A - My comment is tempered by the political environment. We are being brutally realistic. Historically we close alot in Q4 but not sure. I don't see anything that will change historical trend. Pipeline analysis shows an uptick.
Q: new customers?
A: nothing in the mix changing but ERM and analtics grow but not materially. We are gaining more traction. CRM want to know customer is, ERM is engine working well, and analtics want to know who customer is. 70 customers in egov. Archives, NY city, etc... Egov is largest vertical in long term. (Note: bugdet in states will be reduced)
SSB: Other vertical that are getting weaker?
A: The softness in IT is in all markets. The CEO have not been in conference with Alan Greenspan. They are not seeing an economic recovery. Q4 could be flat to up 40% from Q3.
Q: Capex?
A: We 15M-20M per quarter vs. 30M a quater as in the past.
JPM: 700 comps upgrading to Siebel 7?
A: We expect most will upgrade to Siebel 7. 70-90% have historically upgraded.
Q: Are there fewer deals available to close?
A: We would have to ask sales since we have not analyze this.
Q: Pricing as related to competitors?
A: Deal don't move faster at lower prices. Per user price is flat.
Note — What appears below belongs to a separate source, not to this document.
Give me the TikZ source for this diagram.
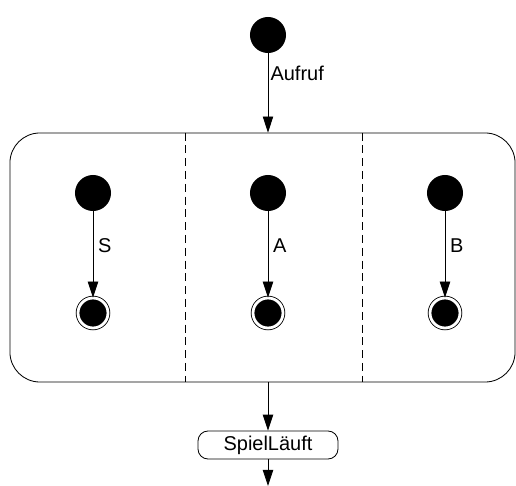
\documentclass[tikz,border=0pt]{standalone}
\usepackage{fontspec}
\setmainfont{Liberation Sans}
\usetikzlibrary{arrows.meta}

\begin{document}
\begin{tikzpicture}[x=0.025cm, y=-0.025cm, line width=0.6pt,
  >={Triangle[length=0.4cm, width=0.26cm]},
  font=\fontsize{14.2pt}{17pt}\selectfont,
  start/.style={circle, fill=black, minimum size=0.9cm, inner sep=0pt},
  final/.style={circle, fill=black, draw=black, double=white, double distance=0.07cm, minimum size=0.75cm, inner sep=0pt},
  region/.style={dash pattern=on 0.2cm off 0.12cm}]
	\useasboundingbox (0,0) rectangle (516,486);

	% Define nodes
	\node (init) at (268,35) [start] {};
	\node (comp) at (262.5,257.5) [draw, rounded corners=0.75cm, minimum width=12.625cm, minimum height=6.225cm] {};

	\node (s0) at (93,193) [start] {};
	\node (s1) at (93,313) [final] {};
	\node (a0) at (268,193) [start] {};
	\node (a1) at (268,313) [final] {};
	\node (b0) at (445,193) [start] {};
	\node (b1) at (445,313) [final] {};

	\node (run) at (268,445) [draw, rounded corners=0.25cm, minimum width=3.5cm, minimum height=0.6cm] {SpielLäuft};
	\coordinate (exit) at (268,486);

	% Region separators
	\coordinate (sep1) at (185,0);
	\coordinate (sep2) at (362,0);
	\draw[region] (sep1 |- comp.north) -- (sep1 |- comp.south);
	\draw[region] (sep2 |- comp.north) -- (sep2 |- comp.south);

	% Draw edges
	\draw[->] (init) -- node[pos=0.25, right, inner sep=1.5pt] {Aufruf} (init |- comp.north);
	\draw[->] (s0) -- node[pos=0.4, right] {S} (s1);
	\draw[->] (a0) -- node[pos=0.4, right] {A} (a1);
	\draw[->] (b0) -- node[pos=0.4, right] {B} (b1);
	\draw[->] (run |- comp.south) -- (run);
	\draw[->] (run) -- (exit);
\end{tikzpicture}
\end{document}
Oracle is disappearing from CRM market as a product(?), SAP is giving CRM for free. PSFT is giving for $10-20 a year. It is the Vantive product. PSFT is non rationale, where SAP is trying to gain an entry in market.
Q: Trend to smaller deals?
A: Sales force is focused on closing deal regardless of size. Very, very few large transaction to be had.
Q: Comment on Larry Ellison's "that suite vendors will win in long"
A: No historical economic data to support that data. ORCL is a suite vendor. They have lost share every year. No significant share or presence in CRM anymore. My CRM buisiness is larger than ORCL Suite business. We sold more than SAP suite business in the US than SAP did world wide.
Bear Stearns: Quality of new customer and verticals that were in. 1.5B in rev for 2003 bases on ?
A: We hope to add headcount in 2003. Could be flat and that
Life science business, energy, autos, public sector are upticking. Communication vertical is less as expected.
H&Q: Why not preannounce. Missed by 9 cemts.
A: We had no publish guidelines in that area. Experts advised us preannouncement is in appropiate.
Q: Who were customer wins?
A: 60 in analytics - phillips, baxter, BofNY, GDT.
Tom Weisels: Customer doing pilots?
A: Not any more of that than before. No increased trend.
Q: Further cost cutting if revs decline?
A: We are getting costs in line as conservative growth is this.

Summary

I thought I was careful to screen out techs without insider buying. ORCL seeing better results in database and is throwing CRM software on the cheap in the product. IWTO, SAP, PSFT, and SEBL may be seeing a continuing trend of eroding sales.

I think medical sector and energy will be solid plays. I see a potential 20% drop after the q3 call. We went up on low volume Friday. I plan to exit SEBL and ORCL as the growth will be seen by someone in that sector. No clear news to break continuing down trend other than technicals.